Arubans have always been stubborn about self-governance. When the 1954 Charter of the Kingdom of the Netherlands folded all Dutch Caribbean territories into the Netherlands Antilles, Arubans chafed. The arrangement felt like rule by Curacao under a different name. Henny Eman, a founding figure in Aruban politics, had already drafted the island's first constitution in 1947, asserting Aruba's claim to autonomous status within the Kingdom. Decades of simmering frustration boiled over when activist Betico Croes organized a general strike in 1977, dealing the economy a blow severe enough to force the Dutch government's hand. Aruba eventually achieved its status aparte -- separate standing as a constituent country of the Kingdom of the Netherlands. The economic fallout from the independence movement, paradoxically, pushed the island toward what would become its salvation: tourism, now the dominant industry by far.

Cactus and Coral

Visitors expecting lush tropical vegetation find something stranger. Aruba's landscape is xeric scrubland -- cacti, thorny shrubs, and wind-sculpted divi-divi trees scattered across terrain that receives just 500 millimeters of rainfall in an average year. During strong El Nino years, that number can drop below 150 millimeters. The aridity is not entirely natural; Spanish colonization stripped the island of its original forest cover through centuries of deforestation. Today, forest covers barely 2% of the land. Arikok National Park, established in 2000, protects 20% of the island's surface, encompassing rolling hills around Jamanota -- Aruba's highest point -- and limestone terraces carved by wind and wave. The northern coast takes the ocean's full force, its high plateaus pocked with caves and natural stone bridges. On the southern shore, white sand beaches stretch in the calm lee of the trade winds.

A Tongue for Every Tide

Listen carefully on an Aruban street and you might hear four languages in a single conversation. Papiamento -- a creole woven from Portuguese, Spanish, Dutch, Caquetio, West African languages, and English -- dominates daily life. Dutch handles the courts and government paperwork. Spanish arrived in the 18th century through trade with Venezuela and Colombia, whose television broadcasts still flicker on Aruban screens.
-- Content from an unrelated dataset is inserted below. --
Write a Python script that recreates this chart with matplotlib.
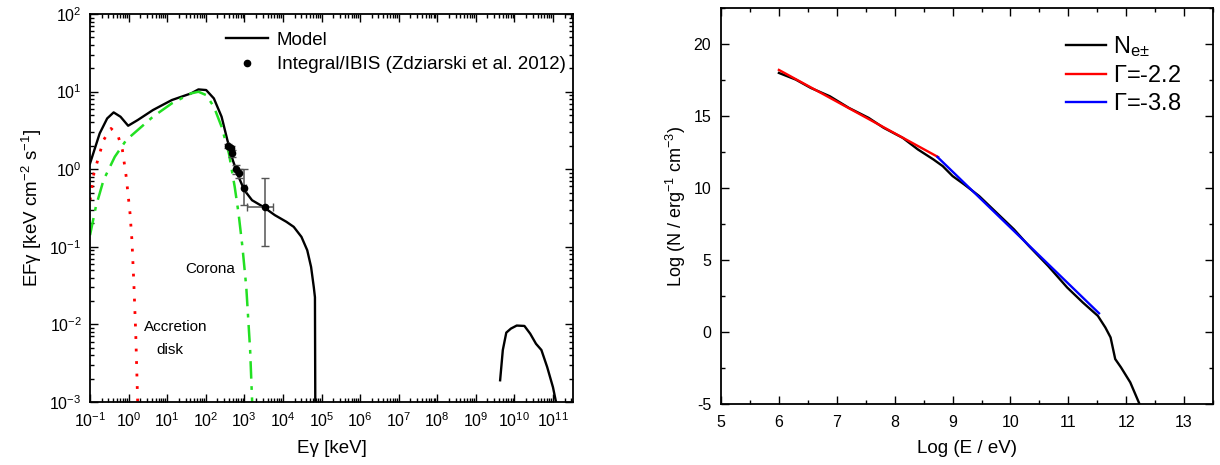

English came with a period of British rule in the early 19th century, and by the time Dutch authority resumed in 1815, officials noted it had already taken root. In the refinery town of San Nicolaas, a little-studied English Creole called Village Talk persists as its own linguistic artifact. With over 140 nationalities represented among the population and ancestry tracing back through Caquetio, Dutch, Spanish, African, Venezuelan, Colombian, and dozens of other lineages, Aruba is less a melting pot than a coral reef -- countless organisms building on each other, layer by visible layer.

The View from Above

From the air, Aruba reads like a geological puzzle piece that drifted too far from the Venezuelan coast. The island sits outside the hurricane belt, south of the Main Development Region for tropical cyclones, which partly explains why its tourism industry thrives year-round. The contrast between coasts is stark at altitude: the sheltered southwestern shore, lined with resort development and calm turquoise water, and the wild northeastern coast where waves explode against fossil coral. The Bubali Bird Sanctuary, a brackish lagoon near the hotel district, appears as an unexpected green patch in the otherwise tawny landscape. Rooi -- natural gullies that channel the rare rains toward the sea -- cut visible lines across the terrain. For an island just 33 kilometers long and 9 kilometers wide, Aruba packs a remarkable amount of geographic drama into a very small frame.

From the Air

Aruba (12.51N, 69.97W) sits approximately 29 km north of the Venezuelan coast. Queen Beatrix International Airport (TNCA) serves as the primary facility, with a single runway oriented 11/29. Approach from the east offers views of the rugged northern coast and Arikok National Park; from the south, the resort strip along Palm Beach and Eagle Beach is clearly visible. Recommended viewing altitude: 3,000-5,000 ft for full island perspective. The island is outside the hurricane belt, offering generally good VFR conditions year-round with persistent trade winds from the east-northeast.